The question I have is the following may I relay on Mathematica or Maple or this is irrelevant?
And if the Mathematica and Maple are correct may I assume that this system has no rational solutions based on the fact that the solutions can not be represented in radicals?
$$ k(k^4 + 5k^2m +5m^2) = 1 \\ k^2 + 4m = \ell^2$$
If $k$ and $m$ are integers, then $k = k^4 + 5k^2m + 5m^2 = \pm 1$.
If $k=1$, we get $1 + 5m + 5m^2 = 1 \iff 5m(m+1)=0 \iff m \in \{0, -1\}.$
Then $k^2 + 4m = \ell^2$ becomes \begin{cases} \ell^2 = 1 & \text{If $m = 0$} \\ \ell^2 = -3 & \text{If $m = -1$} \\ \end{cases}
If $k=-1$, we get $5m^2 + 5m + 2 = 0,$ which has no integer solutions.

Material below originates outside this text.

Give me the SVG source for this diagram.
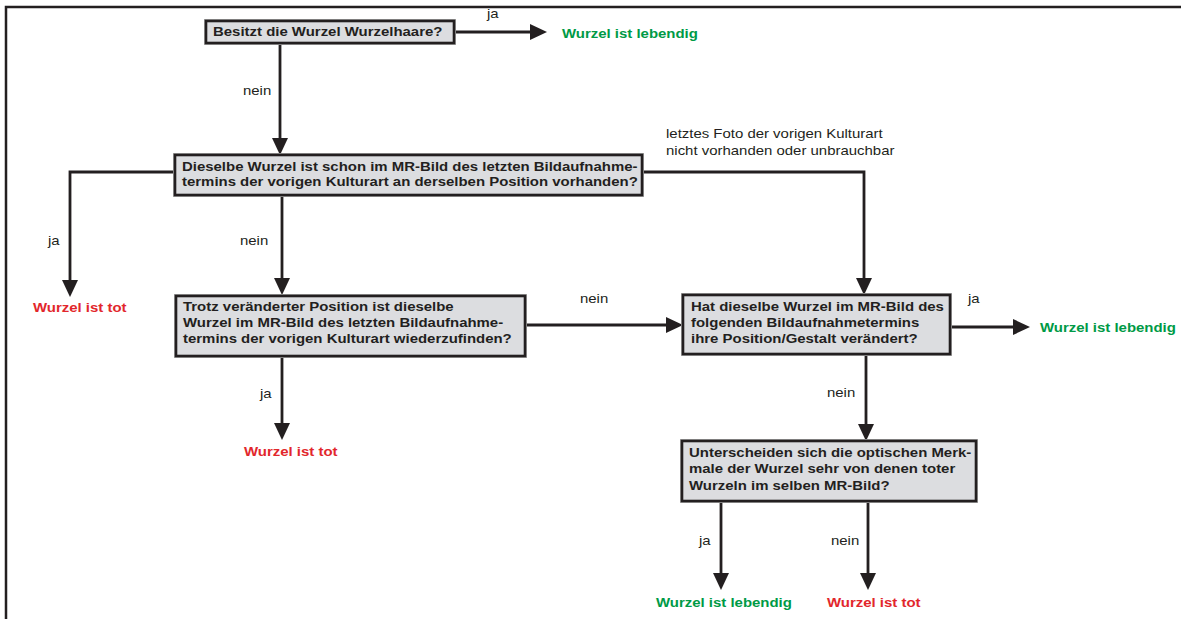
<svg xmlns="http://www.w3.org/2000/svg" width="1181" height="619" viewBox="0 0 1181 619">
<style>
.frame{stroke:#231f20;stroke-width:2.5;fill:none}
.box{fill:#dcdde0;stroke:#231f20;stroke-width:2.6}
.boxh{fill:none;stroke:#a8a8a8;stroke-width:4}
.c{fill:none;stroke:#231f20;stroke-width:2.8;marker-end:url(#ah)}
.cn{fill:none;stroke:#231f20;stroke-width:2.8}
.q{font-family:"Liberation Sans",Arial,sans-serif;font-weight:bold;font-size:13px;fill:#231f20}
.l{font-family:"Liberation Sans",Arial,sans-serif;font-size:13px;fill:#231f20}
.g{font-family:"Liberation Sans",Arial,sans-serif;font-weight:bold;font-size:13px;fill:#009a46}
.r{font-family:"Liberation Sans",Arial,sans-serif;font-weight:bold;font-size:13px;fill:#e2272c}
</style>
<defs>
<marker id="ah" viewBox="0 0 17 16" refX="12" refY="8" markerWidth="17" markerHeight="16" markerUnits="userSpaceOnUse" orient="auto">
<path d="M0,0 L17,8 L0,16 Z" fill="#231f20"/>
</marker>
</defs>
<rect width="1181" height="619" fill="#ffffff"/>
<path class="frame" d="M6,619 V7 H1181"/>

<g id="connectors">
<path class="c" d="M454,32 H542"/>
<path class="c" d="M280,43 V150"/>
<path class="c" d="M175,172 H70 V292"/>
<path class="c" d="M282,195 V290"/>
<path class="c" d="M642,172 H864 V290"/>
<path class="c" d="M525,325 H678"/>
<path class="c" d="M282,356 V435"/>
<path class="c" d="M950,327 H1025"/>
<path class="c" d="M866,354 V436"/>
<path class="c" d="M721,501 V585"/>
<path class="c" d="M868,501 V585"/>
</g>

<g id="edge-labels">
<text class="l" transform="translate(487 18) scale(1.15 1)">ja</text>
<text class="l" transform="translate(243 95) scale(1.15 1)">nein</text>
<text class="l" transform="translate(48 245) scale(1.15 1)">ja</text>
<text class="l" transform="translate(240 245) scale(1.15 1)">nein</text>
<text class="l" transform="translate(666 138) scale(1.15 1)"><tspan x="0" y="0">letztes Foto der vorigen Kulturart</tspan><tspan x="0" y="17">nicht vorhanden oder unbrauchbar</tspan></text>
<text class="l" transform="translate(580 303) scale(1.15 1)">nein</text>
<text class="l" transform="translate(260 398) scale(1.15 1)">ja</text>
<text class="l" transform="translate(968 303) scale(1.15 1)">ja</text>
<text class="l" transform="translate(827 397) scale(1.15 1)">nein</text>
<text class="l" transform="translate(699 545) scale(1.15 1)">ja</text>
<text class="l" transform="translate(831 545) scale(1.15 1)">nein</text>
</g>

<g id="q1">
<rect class="boxh" x="206" y="21" width="248" height="22"/>
<rect class="box" x="206" y="21" width="248" height="22"/>
<text class="q" transform="translate(213 36) scale(1.15 1)">Besitzt die Wurzel Wurzelhaare?</text>
</g>

<g id="q2">
<rect class="boxh" x="175" y="155" width="467" height="40"/>
<rect class="box" x="175" y="155" width="467" height="40"/>
<text class="q" transform="translate(182 171) scale(1.15 1)"><tspan x="0" y="0">Dieselbe Wurzel ist schon im MR-Bild des letzten Bildaufnahme-</tspan><tspan x="0" y="15.5">termins der vorigen Kulturart an derselben Position vorhanden?</tspan></text>
</g>

<g id="q3">
<rect class="boxh" x="176" y="296" width="349" height="60"/>
<rect class="box" x="176" y="296" width="349" height="60"/>
<text class="q" transform="translate(183 311) scale(1.15 1)"><tspan x="0" y="0">Trotz veränderter Position ist dieselbe</tspan><tspan x="0" y="16">Wurzel im MR-Bild des letzten Bildaufnahme-</tspan><tspan x="0" y="32">termins der vorigen Kulturart wiederzufinden?</tspan></text>
</g>

<g id="q4">
<rect class="boxh" x="683" y="295" width="267" height="59"/>
<rect class="box" x="683" y="295" width="267" height="59"/>
<text class="q" transform="translate(691 311) scale(1.15 1)"><tspan x="0" y="0">Hat dieselbe Wurzel im MR-Bild des</tspan><tspan x="0" y="16">folgenden Bildaufnahmetermins</tspan><tspan x="0" y="32">ihre Position/Gestalt verändert?</tspan></text>
</g>

<g id="q5">
<rect class="boxh" x="682" y="441" width="294" height="60"/>
<rect class="box" x="682" y="441" width="294" height="60"/>
<text class="q" transform="translate(689 457) scale(1.15 1)"><tspan x="0" y="0">Unterscheiden sich die optischen Merk-</tspan><tspan x="0" y="16.5">male der Wurzel sehr von denen toter</tspan><tspan x="0" y="33">Wurzeln im selben MR-Bild?</tspan></text>
</g>

<g id="r1"><text class="g" transform="translate(562 38) scale(1.15 1)">Wurzel ist lebendig</text></g>
<g id="r2"><text class="r" transform="translate(33 312) scale(1.15 1)">Wurzel ist tot</text></g>
<g id="r3"><text class="r" transform="translate(244 456) scale(1.15 1)">Wurzel ist tot</text></g>
<g id="r4"><text class="g" transform="translate(1040 332) scale(1.15 1)">Wurzel ist lebendig</text></g>
<g id="r5"><text class="g" transform="translate(656 607) scale(1.15 1)">Wurzel ist lebendig</text></g>
<g id="r6"><text class="r" transform="translate(827 607) scale(1.15 1)">Wurzel ist tot</text></g>
</svg>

So we get $(k,\ell,m) \in \{(1,1,0), (1, -1, 0) \}$
Rational Solutions?
If you let $\ell = x+y$ and $k=x-y$, then $k^2 + 4m = \ell^2$ becomes $m = xy$ and $k(k^4 + 5k^2m +5m^2) = 1$ becomes $x^5-y^5 = 1$, which has no nontrivial rational solutions.